BOLLING: Obama closed the White House tours.

WILLIAMS: Closed them?

BOLLING: He did.

WILLIAMS: No, that was during the budget crisis.

BOLLING: He shut them down for a very long time.

WILLIAMS: No, no, no.

BOLLING: Far longer than...

WILLIAMS: You're missing the -- OK.

GUILFOYLE: And why are you throwing Melania and cute little Barron shade?

WILLIAMS: I wasn't.

GUILFOYLE: I believe you were.

GUTFELD: I would like to go on a tour of the big house. Not the White House.


WILLIAMS: The big house?

GUTFELD: the big house.

GUILFOYLE: Greg. We can send you to the big house.

GUTFELD: I would like to go.

Let's look at this.


GUTFELD: Greg's Secrets to Happiness.


GUTFELD: You know, sometimes you're trying to find something in your life, and you don't see that it might right -- be right in front of you? What's wrong with me?




GUTFELD: Looks like -- he's chasing a snowball, unaware that there is snow all around him. Unfortunately, he can't get there and so he's stuck. And so he has to go back, and then he throws the snowball again. And yet, he is unaware that there is snow all around, and he gets trapped. You know, he was trapped for 24 hours.

GUILFOYLE: Because he thought it was a ball.


WILLIAMS: I like the sweater. Cool sweater.

GUTFELD: Anyway.

GUILFOYLE: Very cute.

PERINO: Continuing on the dog theme.


PERINO: So you might -- you probably saw Rumor, the German Shepard, won best in show at Westminster. There she is. She was on Shepard Smith today, as well. Maybe other places. Lots of media.

When I was there Monday night for the show, the herding group went through. She won, and the crowd went wild. And I thought, OK, she's a crowd favorite; she's going to win.

But who were the runners-up? Let me just show them to you real quick. The Irish Setter; that's Adrian.

GUILFOYLE: Gorgeous.

PERINO: I love an Irish Setter. It's beautiful. Norwegian Elkhound. There's Duffy. And that woman has been a handler for many years.

This is the Pekingese known as Chucky.

GUILFOYLE: Oh, my God.

GUTFELD: Look at that.

PERINO: A miniature poodle named Aston.

GUTFELD: Look at that.

PERINO: A boxer known as Devlin. I love that. And a Norwich Terrier known as Tanner. So congratulations to all the dogs.

GUTFELD: I just look at the legs.

GUILFOYLE: Eww, what?

BOLLING: So very quickly, can I get Adrienne to put our dog, Freedom, put him out of the room? I don't want him to see this.

There is Rumor. I ran up to Shepard's studio right after and took a picture with him. What a beautiful, beautiful dog. Love that dog.

OK. So...

GUILFOYLE: Nice shot.

BOLLING: ... yesterday was Valentine's Day. A day of love. There was so much love going around yesterday. Couldn't keep it in one day. It spilled into today.

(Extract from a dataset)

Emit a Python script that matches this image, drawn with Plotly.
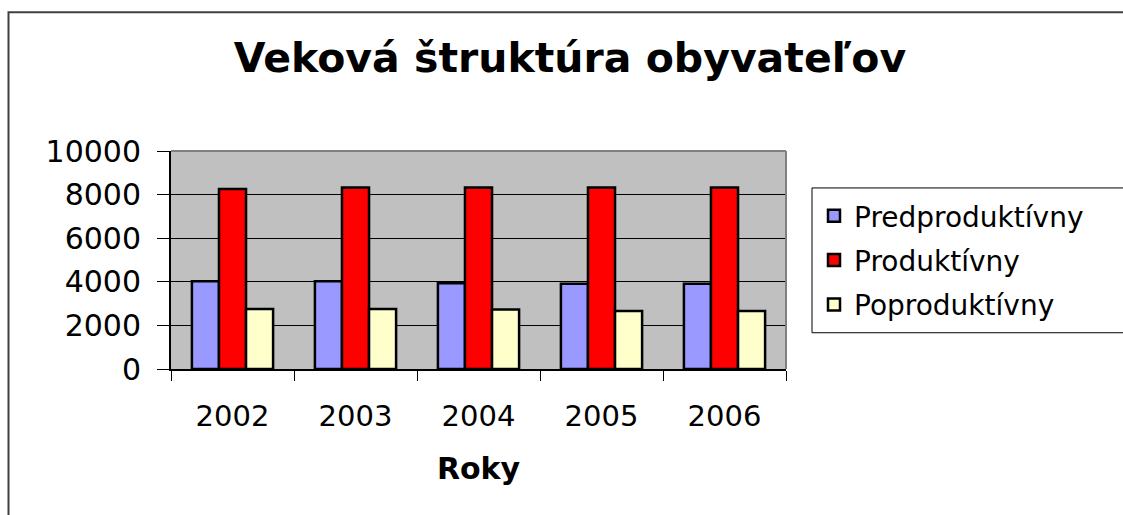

Take, for example, this man from Hollywood and this man from the political establishment who could not keep their love of each other a secret any longer, with the cameras rolling. This happened.


SEN. JOHN MCCAIN (R), ARIZONA: I also want to thank Elise and Ashton. Ashton, you were better looking in the movies.


MCCAIN: Anyway. I want to...


BOLLING: Oh, so cute. Happy Valentine's Day, you guys.

GUILFOYLE: A lot of love there. Right? It was like the Hollywood scene.

OK. And how about this love? Because it was an incredible little birthday party for a little boy at one of the Oroville Dam evacuation centers in California. He almost didn't get to celebrate his third birthday on Monday, but thanks to some amazing California Highway Patrol officers, he did. A group of officers pitched in and got the boy a Baskin Robbins chocolate ice-cream cake, a balloon, Captain America action figure; and then they sang happy birthday to him. Really a wonderful story.

And once again, we say -- right? -- God bless the men and women that serve us. And what they did was really nice at this shelter. All right?

Isn't that sweet?

GUTFELD: Very nice.

WILLIAMS: Happy birthday.

GUILFOYLE: Thank you, Juan. A little baby.

Set your DVR so you never miss an episode of this fabulous show. That's it for us. "Special Report" is next.